When is the RoI submission deadline?
The first Register of Information submission to NCAs was due by 30 April 2025. Going forward, entities must maintain the register at all times and submit it on request. Some NCAs have established annual submission cycles, typically with a reference date of 31 December and submission due in Q1 of the following year. Ad hoc requests from supervisors can come at any time, so the register must always be submission-ready. Check with your specific NCA for their submission calendar and any additional requirements.
What data does the Register of Information require?
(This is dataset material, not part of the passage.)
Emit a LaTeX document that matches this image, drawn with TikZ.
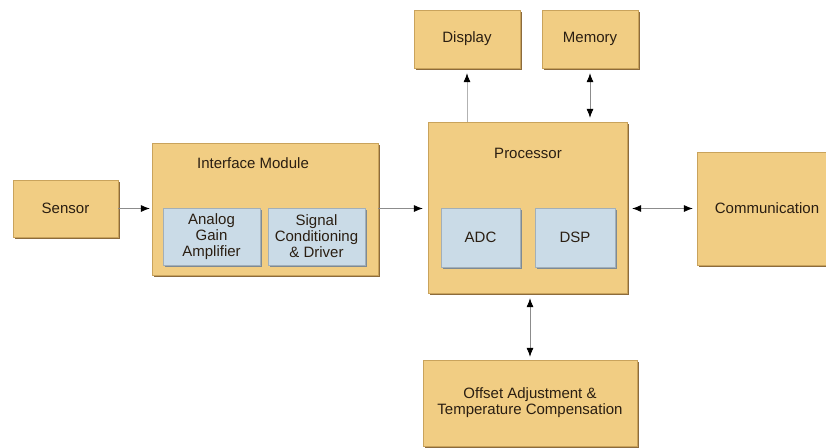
\documentclass[tikz,border=0pt]{standalone}
\usepackage{fontspec}
\setmainfont{Liberation Sans}
\usepackage{xcolor}
\usetikzlibrary{arrows.meta,shadows}

\definecolor{boxfill}{HTML}{F1CD83}
\definecolor{boxline}{HTML}{C9A35C}
\definecolor{boxshade}{HTML}{8C6B3C}
\definecolor{subfill}{HTML}{CADBE7}
\definecolor{subshade}{HTML}{7E8A93}
\definecolor{labeltext}{HTML}{2A1E12}

\begin{document}
\begin{tikzpicture}[x=1pt,y=-1pt,
  font=\fontsize{15}{16}\selectfont, text=labeltext,
  block/.style={draw=boxline, line width=0.4pt, fill=boxfill, align=center,
    drop shadow={shadow xshift=2pt, shadow yshift=-2pt, fill=boxshade, opacity=1},
    inner sep=0pt},
  subblock/.style={draw=subfill!80!black, line width=0.4pt, fill=subfill, align=center,
    drop shadow={shadow xshift=1.8pt, shadow yshift=-1.8pt, fill=subshade, opacity=1},
    inner sep=0pt},
  link/.style={draw=black!45, line width=0.7pt,
    arrows={-Latex[black,length=9pt,width=7pt]}},
  biglink/.style={draw=black!45, line width=0.7pt,
    arrows={Latex[black,length=9pt,width=7pt]-Latex[black,length=9pt,width=7pt]}}]
\useasboundingbox (0,0) rectangle (826,447);

\node[block, minimum width=105pt, minimum height=57pt] (sensor) at (65.5,208.5) {Sensor};

\node[block, minimum width=226pt, minimum height=132pt] (iface) at (265,209) {};
\node (ifacetitle) at (253,163) {Interface Module};
\node[subblock, minimum width=97pt, minimum height=57pt] (amp) at (211.5,236.5) {Analog\\Gain\\Amplifier};
\node[subblock, minimum width=97pt, minimum height=57pt] (cond) at (316.5,236.5) {Signal\\Conditioning\\\& Driver};

\node[block, minimum width=199pt, minimum height=171pt] (proc) at (527.5,207.5) {};
\node (proctitle) at (528,153) {Processor};
\node[subblock, minimum width=79pt, minimum height=59pt] (adc) at (480.5,237.5) {ADC};
\node[subblock, minimum width=80pt, minimum height=59pt] (dsp) at (575,237.5) {DSP};

\node[block, minimum width=140pt, minimum height=113pt] (comm) at (767,208.5) {Communication};
\node[block, minimum width=106pt, minimum height=58pt] (display) at (467,39) {Display};
\node[block, minimum width=96pt, minimum height=58pt] (memory) at (590,39) {Memory};
\node[block, minimum width=214pt, minimum height=86pt] (offset) at (530,403) {Offset Adjustment \&\\Temperature Compensation};

\draw[link, shorten >=2pt] (sensor.east) -- (sensor.east -| iface.west);
\draw[link, shorten >=5pt] (iface.east |- sensor.east) -- (proc.west |- sensor.east);
\draw[biglink, shorten <=5pt, shorten >=4pt] (proc.east |- sensor.east) -- (comm.west |- sensor.east);
\draw[link, draw=black!30, shorten >=5pt] (display.south |- proc.north) -- (display.south);
\draw[biglink, shorten <=5pt, shorten >=4pt] (memory.south) -- (memory.south |- proc.north);
\draw[biglink, shorten <=5pt, shorten >=3pt] (proc.south -| offset.north) -- (offset.north);
\end{tikzpicture}
\end{document}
The RoI requires data across several linked categories as defined by ITS 2024/2956. This includes: entity identification (LEI codes, names, jurisdictions) for the reporting entity, all providers, and all sub-contractors; contractual arrangement details (reference numbers, dates, governing law, substitutability); ICT service descriptions and how they map to business functions; critical or important function classification; data processing and storage locations; and the full sub-outsourcing chain for each arrangement. The schema contains over 80 fields across multiple linked tables. Each field has specific format requirements that are checked by the EBA validation rules.
How do I validate my RoI before submission?
The EBA has published 85+ validation rules that check data completeness, format correctness, cross-field consistency, and referential integrity across the linked tables. You should run these checks before every submission. Common validation failures include missing LEI codes, inconsistent entity references across tables, incorrect date formats, and orphaned relationships where a sub-contractor record references a contract that does not exist. Purpose-built DORA software like DORA GRC includes a built-in validation engine that runs all checks automatically, flags errors with the specific rule reference, and provides guidance on how to fix each issue. Manual validation using spreadsheets is possible but error-prone given the number and complexity of the rules.